• [STORED DATA]:
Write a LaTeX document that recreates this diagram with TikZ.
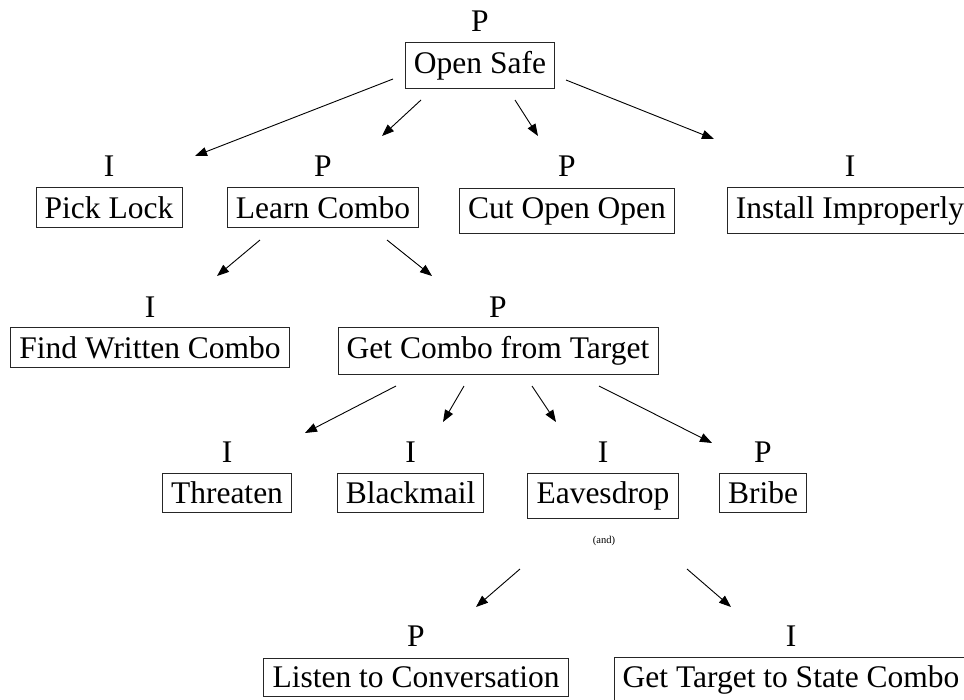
\documentclass[tikz,border=0pt]{standalone}
\usepackage{fontspec}
\setmainfont{Liberation Serif}
\usetikzlibrary{arrows.meta}
\begin{document}
\begin{tikzpicture}[x=1pt,y=-1pt,
  box/.style={draw=black!85,line width=0.9pt,inner sep=8.7pt,anchor=base,font=\fontsize{31.5}{37}\selectfont},
  lab/.style={inner sep=0pt,anchor=base,font=\fontsize{31.5}{37}\selectfont},
  small/.style={inner sep=0pt,anchor=base,font=\fontsize{10.5}{12}\selectfont},
  arr/.style={line width=0.9pt,-{Triangle[length=12pt,width=9pt]}}]
\useasboundingbox (0,0) rectangle (964,699);
% level 0
\node[lab] (l0) at (480,31) {P};
\node[box] (open) at (480,73) {Open Safe};
% level 1
\node[lab] (l1a) at (109,176) {I};
\node[box] (pick) at (109,218) {Pick Lock};
\node[lab] (l1b) at (323,176) {P};
\node[box] (learn) at (323,218) {Learn Combo};
\node[lab] (l1c) at (567,176) {P};
\node[box] (cut) at (567,218) {Cut Open Open};
\node[lab] (l1d) at (850,176) {I};
\node[box] (install) at (850,218) {Install Improperly};
% level 2
\node[lab] (l2a) at (150,317.5) {I};
\node[box] (find) at (150,358.5) {Find Written Combo};
\node[lab] (l2b) at (498,317.5) {P};
\node[box] (get) at (498,358.5) {Get Combo from Target};
% level 3
\node[lab] (l3a) at (227,462.5) {I};
\node[box] (threaten) at (227,503.5) {Threaten};
\node[lab] (l3b) at (410.5,462.5) {I};
\node[box] (blackmail) at (410.5,503.5) {Blackmail};
\node[lab] (l3c) at (603,462.5) {I};
\node[box] (eaves) at (603,503.5) {Eavesdrop};
\node[lab] (l3d) at (763,462.5) {P};
\node[box] (bribe) at (763,503.5) {Bribe};
\node[small] (and) at (604,543) {(and)};
% level 4
\node[lab] (l4a) at (416,646.5) {P};
\node[box] (listen) at (416,687.5) {Listen to Conversation};
\node[lab] (l4b) at (791,646.5) {I};
\node[box] (state) at (791,687.5) {Get Target to State Combo};
% connector end points
\coordinate (a1s) at (393,79);  \coordinate (a1e) at (195,156);
\coordinate (a2s) at (421,100); \coordinate (a2e) at (382,136);
\coordinate (a3s) at (515,100); \coordinate (a3e) at (538,136);
\coordinate (a4s) at (566,80);  \coordinate (a4e) at (714,139);
\coordinate (b1s) at (260,240); \coordinate (b1e) at (217,276);
\coordinate (b2s) at (387,240); \coordinate (b2e) at (432,276);
\coordinate (c1s) at (396,386); \coordinate (c1e) at (305,433);
\coordinate (c2s) at (464,386); \coordinate (c2e) at (443,422);
\coordinate (c3s) at (532,386); \coordinate (c3e) at (556,422);
\coordinate (c4s) at (599,386); \coordinate (c4e) at (712,443);
\coordinate (d1s) at (520,569); \coordinate (d1e) at (476,607);
\coordinate (d2s) at (687,569); \coordinate (d2e) at (731,607);
\foreach \a in {a1,a2,a3,a4,b1,b2,c1,c2,c3,c4,d1,d2}
  \draw[arr] (\a s) -- (\a e);
\end{tikzpicture}
\end{document}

• [REQUEST]: Every line of text is to be repeated exactly; pictures are left out.

• [SOLVED EXERCISE]:
Write a LaTeX document that recreates this diagram with TikZ.
\documentclass[tikz,border=0pt]{standalone}
\usepackage{fontspec}
\setmainfont{Liberation Serif}
\usetikzlibrary{arrows.meta}
\begin{document}
\begin{tikzpicture}[x=1pt,y=-1pt,
  box/.style={draw=black!85,line width=0.9pt,inner sep=8.7pt,anchor=base,font=\fontsize{31.5}{37}\selectfont},
  lab/.style={inner sep=0pt,anchor=base,font=\fontsize{31.5}{37}\selectfont},
  small/.style={inner sep=0pt,anchor=base,font=\fontsize{10.5}{12}\selectfont},
  arr/.style={line width=0.9pt,-{Triangle[length=12pt,width=9pt]}}]
\useasboundingbox (0,0) rectangle (964,699);
% level 0
\node[lab] (l0) at (480,31) {P};
\node[box] (open) at (480,73) {Open Safe};
% level 1
\node[lab] (l1a) at (109,176) {I};
\node[box] (pick) at (109,218) {Pick Lock};
\node[lab] (l1b) at (323,176) {P};
\node[box] (learn) at (323,218) {Learn Combo};
\node[lab] (l1c) at (567,176) {P};
\node[box] (cut) at (567,218) {Cut Open Open};
\node[lab] (l1d) at (850,176) {I};
\node[box] (install) at (850,218) {Install Improperly};
% level 2
\node[lab] (l2a) at (150,317.5) {I};
\node[box] (find) at (150,358.5) {Find Written Combo};
\node[lab] (l2b) at (498,317.5) {P};
\node[box] (get) at (498,358.5) {Get Combo from Target};
% level 3
\node[lab] (l3a) at (227,462.5) {I};
\node[box] (threaten) at (227,503.5) {Threaten};
\node[lab] (l3b) at (410.5,462.5) {I};
\node[box] (blackmail) at (410.5,503.5) {Blackmail};
\node[lab] (l3c) at (603,462.5) {I};
\node[box] (eaves) at (603,503.5) {Eavesdrop};
\node[lab] (l3d) at (763,462.5) {P};
\node[box] (bribe) at (763,503.5) {Bribe};
\node[small] (and) at (604,543) {(and)};
% level 4
\node[lab] (l4a) at (416,646.5) {P};
\node[box] (listen) at (416,687.5) {Listen to Conversation};
\node[lab] (l4b) at (791,646.5) {I};
\node[box] (state) at (791,687.5) {Get Target to State Combo};
% connector end points
\coordinate (a1s) at (393,79);  \coordinate (a1e) at (195,156);
\coordinate (a2s) at (421,100); \coordinate (a2e) at (382,136);
\coordinate (a3s) at (515,100); \coordinate (a3e) at (538,136);
\coordinate (a4s) at (566,80);  \coordinate (a4e) at (714,139);
\coordinate (b1s) at (260,240); \coordinate (b1e) at (217,276);
\coordinate (b2s) at (387,240); \coordinate (b2e) at (432,276);
\coordinate (c1s) at (396,386); \coordinate (c1e) at (305,433);
\coordinate (c2s) at (464,386); \coordinate (c2e) at (443,422);
\coordinate (c3s) at (532,386); \coordinate (c3e) at (556,422);
\coordinate (c4s) at (599,386); \coordinate (c4e) at (712,443);
\coordinate (d1s) at (520,569); \coordinate (d1e) at (476,607);
\coordinate (d2s) at (687,569); \coordinate (d2e) at (731,607);
\foreach \a in {a1,a2,a3,a4,b1,b2,c1,c2,c3,c4,d1,d2}
  \draw[arr] (\a s) -- (\a e);
\end{tikzpicture}
\end{document}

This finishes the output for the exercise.